-- begin GIVEN DATA --

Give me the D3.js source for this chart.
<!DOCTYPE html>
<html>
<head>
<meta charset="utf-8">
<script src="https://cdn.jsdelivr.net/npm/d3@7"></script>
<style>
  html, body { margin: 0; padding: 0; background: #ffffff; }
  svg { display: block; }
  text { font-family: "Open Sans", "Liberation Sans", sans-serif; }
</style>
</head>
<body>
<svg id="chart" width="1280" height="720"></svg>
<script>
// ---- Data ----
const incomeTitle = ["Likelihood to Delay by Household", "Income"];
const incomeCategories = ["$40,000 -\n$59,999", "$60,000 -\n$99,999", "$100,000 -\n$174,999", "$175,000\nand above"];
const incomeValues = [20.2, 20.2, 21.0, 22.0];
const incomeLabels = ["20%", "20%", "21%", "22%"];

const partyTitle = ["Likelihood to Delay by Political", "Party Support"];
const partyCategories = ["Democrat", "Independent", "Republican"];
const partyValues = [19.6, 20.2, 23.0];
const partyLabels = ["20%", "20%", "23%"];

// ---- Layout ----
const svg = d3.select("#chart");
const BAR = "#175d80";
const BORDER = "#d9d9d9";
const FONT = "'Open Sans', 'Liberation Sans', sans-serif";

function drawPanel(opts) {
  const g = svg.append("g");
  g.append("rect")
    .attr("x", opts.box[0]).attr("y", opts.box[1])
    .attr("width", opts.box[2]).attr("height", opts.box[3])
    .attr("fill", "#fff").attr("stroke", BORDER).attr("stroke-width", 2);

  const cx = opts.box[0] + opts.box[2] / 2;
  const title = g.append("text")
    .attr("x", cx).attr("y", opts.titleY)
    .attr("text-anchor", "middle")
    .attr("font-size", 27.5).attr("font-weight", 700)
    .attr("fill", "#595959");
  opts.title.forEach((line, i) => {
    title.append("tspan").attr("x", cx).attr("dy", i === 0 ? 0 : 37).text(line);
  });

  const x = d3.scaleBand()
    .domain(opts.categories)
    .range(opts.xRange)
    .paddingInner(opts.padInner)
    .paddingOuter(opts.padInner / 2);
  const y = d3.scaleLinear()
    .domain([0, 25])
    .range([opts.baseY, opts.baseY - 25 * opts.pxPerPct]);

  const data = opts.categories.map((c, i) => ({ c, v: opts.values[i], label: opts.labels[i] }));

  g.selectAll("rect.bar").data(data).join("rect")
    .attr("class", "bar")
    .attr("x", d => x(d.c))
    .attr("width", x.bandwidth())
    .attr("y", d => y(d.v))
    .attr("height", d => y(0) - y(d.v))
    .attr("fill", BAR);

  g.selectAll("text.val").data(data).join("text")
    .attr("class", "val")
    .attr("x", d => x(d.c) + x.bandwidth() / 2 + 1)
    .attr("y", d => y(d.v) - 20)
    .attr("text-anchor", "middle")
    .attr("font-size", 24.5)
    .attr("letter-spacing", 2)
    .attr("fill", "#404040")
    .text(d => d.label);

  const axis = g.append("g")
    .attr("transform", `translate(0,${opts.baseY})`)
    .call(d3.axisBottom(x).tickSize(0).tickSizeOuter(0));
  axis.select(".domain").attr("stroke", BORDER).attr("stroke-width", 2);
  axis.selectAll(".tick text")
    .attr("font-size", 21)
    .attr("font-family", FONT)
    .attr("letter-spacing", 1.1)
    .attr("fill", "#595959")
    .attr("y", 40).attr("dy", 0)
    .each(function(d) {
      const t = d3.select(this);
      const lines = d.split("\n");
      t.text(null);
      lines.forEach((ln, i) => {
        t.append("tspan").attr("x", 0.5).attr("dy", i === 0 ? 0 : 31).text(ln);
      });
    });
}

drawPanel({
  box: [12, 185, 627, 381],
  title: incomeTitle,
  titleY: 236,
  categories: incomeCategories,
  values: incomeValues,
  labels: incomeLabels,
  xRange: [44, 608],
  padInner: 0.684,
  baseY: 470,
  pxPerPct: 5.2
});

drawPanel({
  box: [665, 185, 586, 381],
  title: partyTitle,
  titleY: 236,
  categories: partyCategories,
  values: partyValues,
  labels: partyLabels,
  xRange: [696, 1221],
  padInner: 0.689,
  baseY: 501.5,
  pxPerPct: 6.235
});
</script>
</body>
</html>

-- end GIVEN DATA --

■ WHAT NEEDS TO BE DONE
Repeat the material above in full, quoting it exactly.

■ THE RESULT
Give me the D3.js source for this chart.
<!DOCTYPE html>
<html>
<head>
<meta charset="utf-8">
<script src="https://cdn.jsdelivr.net/npm/d3@7"></script>
<style>
  html, body { margin: 0; padding: 0; background: #ffffff; }
  svg { display: block; }
  text { font-family: "Open Sans", "Liberation Sans", sans-serif; }
</style>
</head>
<body>
<svg id="chart" width="1280" height="720"></svg>
<script>
// ---- Data ----
const incomeTitle = ["Likelihood to Delay by Household", "Income"];
const incomeCategories = ["$40,000 -\n$59,999", "$60,000 -\n$99,999", "$100,000 -\n$174,999", "$175,000\nand above"];
const incomeValues = [20.2, 20.2, 21.0, 22.0];
const incomeLabels = ["20%", "20%", "21%", "22%"];

const partyTitle = ["Likelihood to Delay by Political", "Party Support"];
const partyCategories = ["Democrat", "Independent", "Republican"];
const partyValues = [19.6, 20.2, 23.0];
const partyLabels = ["20%", "20%", "23%"];

// ---- Layout ----
const svg = d3.select("#chart");
const BAR = "#175d80";
const BORDER = "#d9d9d9";
const FONT = "'Open Sans', 'Liberation Sans', sans-serif";

function drawPanel(opts) {
  const g = svg.append("g");
  g.append("rect")
    .attr("x", opts.box[0]).attr("y", opts.box[1])
    .attr("width", opts.box[2]).attr("height", opts.box[3])
    .attr("fill", "#fff").attr("stroke", BORDER).attr("stroke-width", 2);

  const cx = opts.box[0] + opts.box[2] / 2;
  const title = g.append("text")
    .attr("x", cx).attr("y", opts.titleY)
    .attr("text-anchor", "middle")
    .attr("font-size", 27.5).attr("font-weight", 700)
    .attr("fill", "#595959");
  opts.title.forEach((line, i) => {
    title.append("tspan").attr("x", cx).attr("dy", i === 0 ? 0 : 37).text(line);
  });

  const x = d3.scaleBand()
    .domain(opts.categories)
    .range(opts.xRange)
    .paddingInner(opts.padInner)
    .paddingOuter(opts.padInner / 2);
  const y = d3.scaleLinear()
    .domain([0, 25])
    .range([opts.baseY, opts.baseY - 25 * opts.pxPerPct]);

  const data = opts.categories.map((c, i) => ({ c, v: opts.values[i], label: opts.labels[i] }));

  g.selectAll("rect.bar").data(data).join("rect")
    .attr("class", "bar")
    .attr("x", d => x(d.c))
    .attr("width", x.bandwidth())
    .attr("y", d => y(d.v))
    .attr("height", d => y(0) - y(d.v))
    .attr("fill", BAR);

  g.selectAll("text.val").data(data).join("text")
    .attr("class", "val")
    .attr("x", d => x(d.c) + x.bandwidth() / 2 + 1)
    .attr("y", d => y(d.v) - 20)
    .attr("text-anchor", "middle")
    .attr("font-size", 24.5)
    .attr("letter-spacing", 2)
    .attr("fill", "#404040")
    .text(d => d.label);

  const axis = g.append("g")
    .attr("transform", `translate(0,${opts.baseY})`)
    .call(d3.axisBottom(x).tickSize(0).tickSizeOuter(0));
  axis.select(".domain").attr("stroke", BORDER).attr("stroke-width", 2);
  axis.selectAll(".tick text")
    .attr("font-size", 21)
    .attr("font-family", FONT)
    .attr("letter-spacing", 1.1)
    .attr("fill", "#595959")
    .attr("y", 40).attr("dy", 0)
    .each(function(d) {
      const t = d3.select(this);
      const lines = d.split("\n");
      t.text(null);
      lines.forEach((ln, i) => {
        t.append("tspan").attr("x", 0.5).attr("dy", i === 0 ? 0 : 31).text(ln);
      });
    });
}

drawPanel({
  box: [12, 185, 627, 381],
  title: incomeTitle,
  titleY: 236,
  categories: incomeCategories,
  values: incomeValues,
  labels: incomeLabels,
  xRange: [44, 608],
  padInner: 0.684,
  baseY: 470,
  pxPerPct: 5.2
});

drawPanel({
  box: [665, 185, 586, 381],
  title: partyTitle,
  titleY: 236,
  categories: partyCategories,
  values: partyValues,
  labels: partyLabels,
  xRange: [696, 1221],
  padInner: 0.689,
  baseY: 501.5,
  pxPerPct: 6.235
});
</script>
</body>
</html>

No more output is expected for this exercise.